> _WHAT NEEDS TO BE DONE_: Using the data that follows, return exactly the lines from the one that contains "Generate a LaTeX" through the one that contains "Age 4.5 Dyscalculia\\Recognize", ends included.

### DATA TO USE

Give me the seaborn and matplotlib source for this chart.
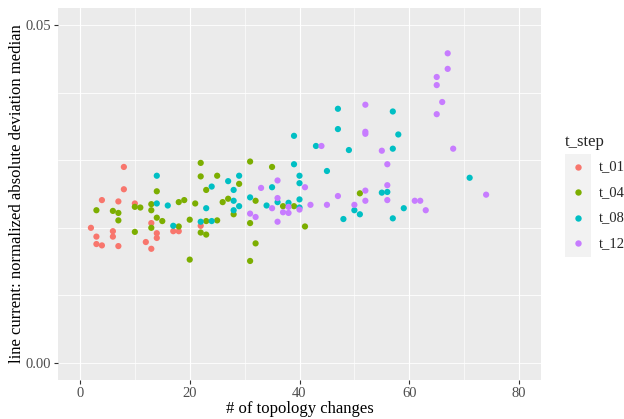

######
### DATA TO USE

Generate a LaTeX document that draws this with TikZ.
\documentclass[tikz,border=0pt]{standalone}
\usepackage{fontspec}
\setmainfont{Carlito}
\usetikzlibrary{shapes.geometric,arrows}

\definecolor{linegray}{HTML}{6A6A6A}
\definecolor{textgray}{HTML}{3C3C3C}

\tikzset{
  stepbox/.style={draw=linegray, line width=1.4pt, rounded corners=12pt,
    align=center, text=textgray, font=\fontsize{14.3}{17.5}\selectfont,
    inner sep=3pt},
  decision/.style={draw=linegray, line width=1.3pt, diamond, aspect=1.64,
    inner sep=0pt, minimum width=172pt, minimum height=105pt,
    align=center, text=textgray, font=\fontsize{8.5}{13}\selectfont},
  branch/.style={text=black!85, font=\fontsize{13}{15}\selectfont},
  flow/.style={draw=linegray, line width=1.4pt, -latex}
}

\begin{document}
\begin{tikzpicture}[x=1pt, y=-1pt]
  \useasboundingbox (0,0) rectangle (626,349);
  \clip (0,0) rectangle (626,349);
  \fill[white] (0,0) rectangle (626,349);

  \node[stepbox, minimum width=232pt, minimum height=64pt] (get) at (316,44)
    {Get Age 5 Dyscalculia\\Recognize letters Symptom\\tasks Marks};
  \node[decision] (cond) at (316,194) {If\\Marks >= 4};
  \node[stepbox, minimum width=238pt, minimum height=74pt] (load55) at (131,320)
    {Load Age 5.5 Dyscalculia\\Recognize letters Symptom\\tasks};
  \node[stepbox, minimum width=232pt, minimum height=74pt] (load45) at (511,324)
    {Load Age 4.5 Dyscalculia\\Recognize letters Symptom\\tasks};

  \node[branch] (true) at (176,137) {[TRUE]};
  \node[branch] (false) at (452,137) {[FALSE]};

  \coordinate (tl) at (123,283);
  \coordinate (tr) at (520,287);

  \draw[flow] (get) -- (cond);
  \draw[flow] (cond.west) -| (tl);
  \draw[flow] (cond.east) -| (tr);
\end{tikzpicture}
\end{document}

######
### DATA TO USE

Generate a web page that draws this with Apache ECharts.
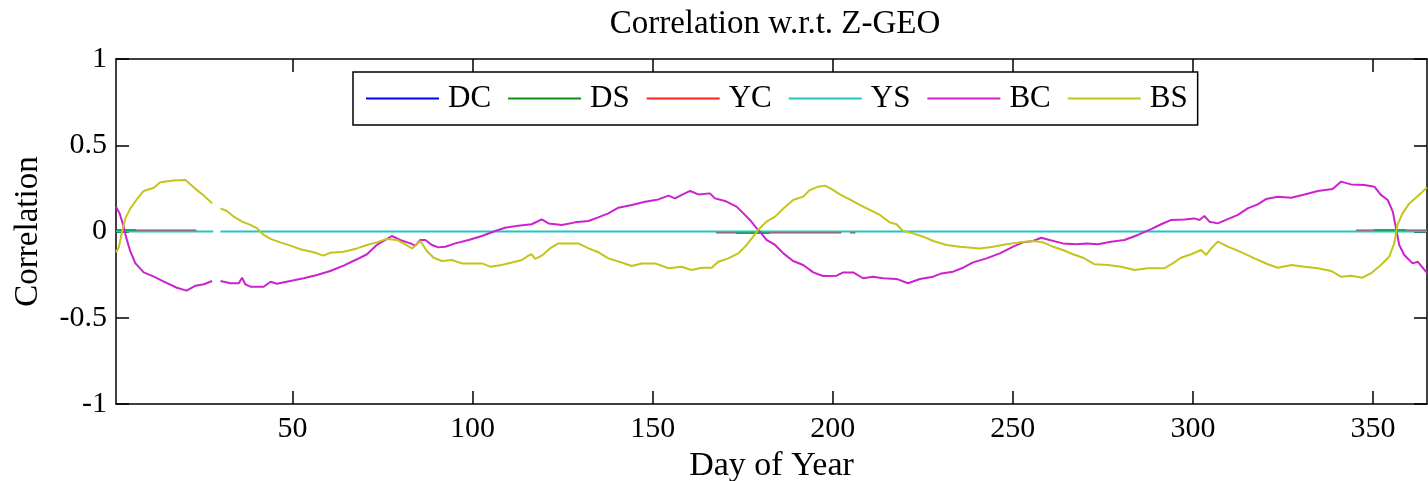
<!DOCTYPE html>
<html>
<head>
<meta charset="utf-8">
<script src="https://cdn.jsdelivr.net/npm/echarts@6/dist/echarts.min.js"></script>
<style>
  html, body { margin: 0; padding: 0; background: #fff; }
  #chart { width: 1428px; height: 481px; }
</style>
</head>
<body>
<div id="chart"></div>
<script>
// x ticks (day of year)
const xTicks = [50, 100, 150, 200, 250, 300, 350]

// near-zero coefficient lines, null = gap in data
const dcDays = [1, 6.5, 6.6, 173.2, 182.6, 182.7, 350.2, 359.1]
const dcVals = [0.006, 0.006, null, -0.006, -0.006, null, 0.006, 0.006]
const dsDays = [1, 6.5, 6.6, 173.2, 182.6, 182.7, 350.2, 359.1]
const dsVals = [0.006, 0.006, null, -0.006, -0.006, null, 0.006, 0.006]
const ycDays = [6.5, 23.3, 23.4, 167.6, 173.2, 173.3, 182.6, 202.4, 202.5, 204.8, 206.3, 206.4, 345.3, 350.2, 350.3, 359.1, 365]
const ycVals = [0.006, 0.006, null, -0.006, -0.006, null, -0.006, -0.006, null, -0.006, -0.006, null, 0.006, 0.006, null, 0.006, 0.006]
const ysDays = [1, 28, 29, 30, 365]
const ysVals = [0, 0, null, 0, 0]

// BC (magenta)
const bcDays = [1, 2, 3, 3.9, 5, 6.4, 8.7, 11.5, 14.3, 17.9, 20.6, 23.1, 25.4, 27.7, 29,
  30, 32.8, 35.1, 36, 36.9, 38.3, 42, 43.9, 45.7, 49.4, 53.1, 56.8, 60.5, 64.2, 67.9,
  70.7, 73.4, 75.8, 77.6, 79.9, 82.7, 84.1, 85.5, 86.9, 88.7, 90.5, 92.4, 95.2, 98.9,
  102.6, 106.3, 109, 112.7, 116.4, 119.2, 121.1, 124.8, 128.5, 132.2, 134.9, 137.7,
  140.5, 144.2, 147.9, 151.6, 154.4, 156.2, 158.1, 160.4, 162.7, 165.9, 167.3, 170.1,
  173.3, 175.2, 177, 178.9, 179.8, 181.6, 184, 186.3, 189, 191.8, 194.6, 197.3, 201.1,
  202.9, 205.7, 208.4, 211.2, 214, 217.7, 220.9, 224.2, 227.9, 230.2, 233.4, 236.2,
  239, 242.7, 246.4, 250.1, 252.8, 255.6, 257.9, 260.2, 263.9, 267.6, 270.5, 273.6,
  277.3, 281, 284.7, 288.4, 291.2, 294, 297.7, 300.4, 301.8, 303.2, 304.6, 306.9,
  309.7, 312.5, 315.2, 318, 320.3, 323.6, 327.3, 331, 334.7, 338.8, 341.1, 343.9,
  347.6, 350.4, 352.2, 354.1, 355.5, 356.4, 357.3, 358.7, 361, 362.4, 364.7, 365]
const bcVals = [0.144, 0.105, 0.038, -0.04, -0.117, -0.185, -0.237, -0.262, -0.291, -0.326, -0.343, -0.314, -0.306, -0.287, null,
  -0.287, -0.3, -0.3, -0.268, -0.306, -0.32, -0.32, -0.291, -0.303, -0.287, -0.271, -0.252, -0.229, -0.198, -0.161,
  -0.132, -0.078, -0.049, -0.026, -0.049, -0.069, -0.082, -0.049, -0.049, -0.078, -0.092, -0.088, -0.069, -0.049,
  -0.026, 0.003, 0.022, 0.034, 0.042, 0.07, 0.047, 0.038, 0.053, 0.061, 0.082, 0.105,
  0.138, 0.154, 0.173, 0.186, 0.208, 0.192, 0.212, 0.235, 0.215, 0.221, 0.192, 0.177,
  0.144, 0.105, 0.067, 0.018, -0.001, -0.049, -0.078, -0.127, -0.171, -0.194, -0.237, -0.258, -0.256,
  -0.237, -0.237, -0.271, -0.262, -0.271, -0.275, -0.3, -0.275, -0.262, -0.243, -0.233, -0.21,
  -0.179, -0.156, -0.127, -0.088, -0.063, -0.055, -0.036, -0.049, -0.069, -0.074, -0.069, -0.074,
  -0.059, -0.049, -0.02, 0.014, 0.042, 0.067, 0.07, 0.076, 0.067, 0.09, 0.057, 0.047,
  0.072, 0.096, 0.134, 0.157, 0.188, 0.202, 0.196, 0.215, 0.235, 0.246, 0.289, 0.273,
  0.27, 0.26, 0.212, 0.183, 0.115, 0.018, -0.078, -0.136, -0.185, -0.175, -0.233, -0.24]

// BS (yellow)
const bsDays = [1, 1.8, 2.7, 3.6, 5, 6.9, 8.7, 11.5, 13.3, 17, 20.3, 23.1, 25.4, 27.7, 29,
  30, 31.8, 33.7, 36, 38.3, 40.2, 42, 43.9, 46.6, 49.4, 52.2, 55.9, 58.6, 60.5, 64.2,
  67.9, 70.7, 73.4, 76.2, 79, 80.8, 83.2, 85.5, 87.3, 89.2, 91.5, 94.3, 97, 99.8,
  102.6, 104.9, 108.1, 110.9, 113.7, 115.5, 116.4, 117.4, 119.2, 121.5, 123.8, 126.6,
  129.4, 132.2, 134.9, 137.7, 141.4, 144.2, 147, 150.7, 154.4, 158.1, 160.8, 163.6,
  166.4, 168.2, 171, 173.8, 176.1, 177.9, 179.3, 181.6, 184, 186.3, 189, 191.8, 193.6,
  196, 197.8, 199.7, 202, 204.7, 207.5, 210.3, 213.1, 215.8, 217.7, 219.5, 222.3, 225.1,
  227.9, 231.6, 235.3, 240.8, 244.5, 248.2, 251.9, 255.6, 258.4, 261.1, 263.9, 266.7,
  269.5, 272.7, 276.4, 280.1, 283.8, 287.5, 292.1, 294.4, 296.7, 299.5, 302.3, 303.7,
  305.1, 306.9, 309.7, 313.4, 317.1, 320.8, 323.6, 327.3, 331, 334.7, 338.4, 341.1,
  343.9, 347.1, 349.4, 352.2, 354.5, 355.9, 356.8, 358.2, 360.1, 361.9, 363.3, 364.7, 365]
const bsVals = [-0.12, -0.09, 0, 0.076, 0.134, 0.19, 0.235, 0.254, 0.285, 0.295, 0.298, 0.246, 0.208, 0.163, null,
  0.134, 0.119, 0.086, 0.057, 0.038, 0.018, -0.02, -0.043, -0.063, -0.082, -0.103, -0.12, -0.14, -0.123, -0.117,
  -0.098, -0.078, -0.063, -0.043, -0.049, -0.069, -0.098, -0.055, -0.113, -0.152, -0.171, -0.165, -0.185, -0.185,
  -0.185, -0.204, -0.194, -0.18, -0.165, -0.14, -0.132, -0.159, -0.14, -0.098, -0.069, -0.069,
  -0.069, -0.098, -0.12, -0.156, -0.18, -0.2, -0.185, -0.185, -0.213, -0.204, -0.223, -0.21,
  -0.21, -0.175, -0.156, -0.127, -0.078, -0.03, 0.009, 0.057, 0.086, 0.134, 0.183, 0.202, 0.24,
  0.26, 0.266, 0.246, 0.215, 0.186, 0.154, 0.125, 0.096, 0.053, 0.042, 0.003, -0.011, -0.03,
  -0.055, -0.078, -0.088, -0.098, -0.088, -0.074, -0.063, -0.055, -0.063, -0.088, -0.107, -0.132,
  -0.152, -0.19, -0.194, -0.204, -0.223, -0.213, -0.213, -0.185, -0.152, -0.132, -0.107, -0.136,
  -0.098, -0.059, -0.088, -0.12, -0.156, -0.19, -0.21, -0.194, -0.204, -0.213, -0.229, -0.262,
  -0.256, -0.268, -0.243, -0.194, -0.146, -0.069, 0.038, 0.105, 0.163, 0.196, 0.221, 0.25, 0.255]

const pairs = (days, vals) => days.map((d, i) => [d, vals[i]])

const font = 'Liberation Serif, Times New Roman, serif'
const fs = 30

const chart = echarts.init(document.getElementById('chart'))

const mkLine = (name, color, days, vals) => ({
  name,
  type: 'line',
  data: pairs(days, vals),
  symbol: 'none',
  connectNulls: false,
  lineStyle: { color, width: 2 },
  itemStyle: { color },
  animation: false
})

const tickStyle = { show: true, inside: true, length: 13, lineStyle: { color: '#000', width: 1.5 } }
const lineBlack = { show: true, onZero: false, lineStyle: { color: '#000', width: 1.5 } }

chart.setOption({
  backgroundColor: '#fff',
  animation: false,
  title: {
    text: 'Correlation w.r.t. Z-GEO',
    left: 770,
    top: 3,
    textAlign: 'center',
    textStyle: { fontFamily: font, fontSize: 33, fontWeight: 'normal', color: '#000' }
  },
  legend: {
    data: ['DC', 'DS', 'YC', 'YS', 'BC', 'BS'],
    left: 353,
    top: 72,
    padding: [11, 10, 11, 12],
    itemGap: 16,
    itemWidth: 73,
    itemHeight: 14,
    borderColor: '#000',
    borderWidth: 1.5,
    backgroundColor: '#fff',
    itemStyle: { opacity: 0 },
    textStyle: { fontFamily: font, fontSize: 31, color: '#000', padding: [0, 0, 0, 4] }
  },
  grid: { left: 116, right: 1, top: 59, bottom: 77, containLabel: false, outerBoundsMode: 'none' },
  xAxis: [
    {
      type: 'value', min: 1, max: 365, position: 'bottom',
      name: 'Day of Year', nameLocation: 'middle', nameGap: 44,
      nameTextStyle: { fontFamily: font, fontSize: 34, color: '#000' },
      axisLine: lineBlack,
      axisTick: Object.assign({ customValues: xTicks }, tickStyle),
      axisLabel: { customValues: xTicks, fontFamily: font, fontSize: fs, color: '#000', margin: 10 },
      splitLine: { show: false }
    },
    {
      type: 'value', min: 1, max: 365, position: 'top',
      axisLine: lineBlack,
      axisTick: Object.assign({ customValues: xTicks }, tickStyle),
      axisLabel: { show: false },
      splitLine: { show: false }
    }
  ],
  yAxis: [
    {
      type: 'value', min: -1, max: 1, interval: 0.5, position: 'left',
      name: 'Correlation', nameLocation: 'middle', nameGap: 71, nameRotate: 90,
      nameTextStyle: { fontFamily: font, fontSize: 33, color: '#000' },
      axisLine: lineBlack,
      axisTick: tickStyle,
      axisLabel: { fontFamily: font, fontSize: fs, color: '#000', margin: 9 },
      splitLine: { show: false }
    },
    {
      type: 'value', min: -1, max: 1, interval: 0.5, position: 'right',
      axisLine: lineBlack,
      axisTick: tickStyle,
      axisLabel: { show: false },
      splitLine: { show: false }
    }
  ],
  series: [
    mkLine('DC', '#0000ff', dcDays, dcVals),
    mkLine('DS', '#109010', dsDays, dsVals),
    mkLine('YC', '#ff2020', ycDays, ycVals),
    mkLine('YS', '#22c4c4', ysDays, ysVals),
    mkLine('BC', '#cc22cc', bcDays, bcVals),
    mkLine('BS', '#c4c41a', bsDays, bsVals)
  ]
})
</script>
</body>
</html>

######

> _RESPONSE TO THE TASK_:
Generate a LaTeX document that draws this with TikZ.
\documentclass[tikz,border=0pt]{standalone}
\usepackage{fontspec}
\setmainfont{Carlito}
\usetikzlibrary{shapes.geometric,arrows}

\definecolor{linegray}{HTML}{6A6A6A}
\definecolor{textgray}{HTML}{3C3C3C}

\tikzset{
  stepbox/.style={draw=linegray, line width=1.4pt, rounded corners=12pt,
    align=center, text=textgray, font=\fontsize{14.3}{17.5}\selectfont,
    inner sep=3pt},
  decision/.style={draw=linegray, line width=1.3pt, diamond, aspect=1.64,
    inner sep=0pt, minimum width=172pt, minimum height=105pt,
    align=center, text=textgray, font=\fontsize{8.5}{13}\selectfont},
  branch/.style={text=black!85, font=\fontsize{13}{15}\selectfont},
  flow/.style={draw=linegray, line width=1.4pt, -latex}
}

\begin{document}
\begin{tikzpicture}[x=1pt, y=-1pt]
  \useasboundingbox (0,0) rectangle (626,349);
  \clip (0,0) rectangle (626,349);
  \fill[white] (0,0) rectangle (626,349);

  \node[stepbox, minimum width=232pt, minimum height=64pt] (get) at (316,44)
    {Get Age 5 Dyscalculia\\Recognize letters Symptom\\tasks Marks};
  \node[decision] (cond) at (316,194) {If\\Marks >= 4};
  \node[stepbox, minimum width=238pt, minimum height=74pt] (load55) at (131,320)
    {Load Age 5.5 Dyscalculia\\Recognize letters Symptom\\tasks};
  \node[stepbox, minimum width=232pt, minimum height=74pt] (load45) at (511,324)
    {Load Age 4.5 Dyscalculia\\Recognize letters Symptom\\tasks};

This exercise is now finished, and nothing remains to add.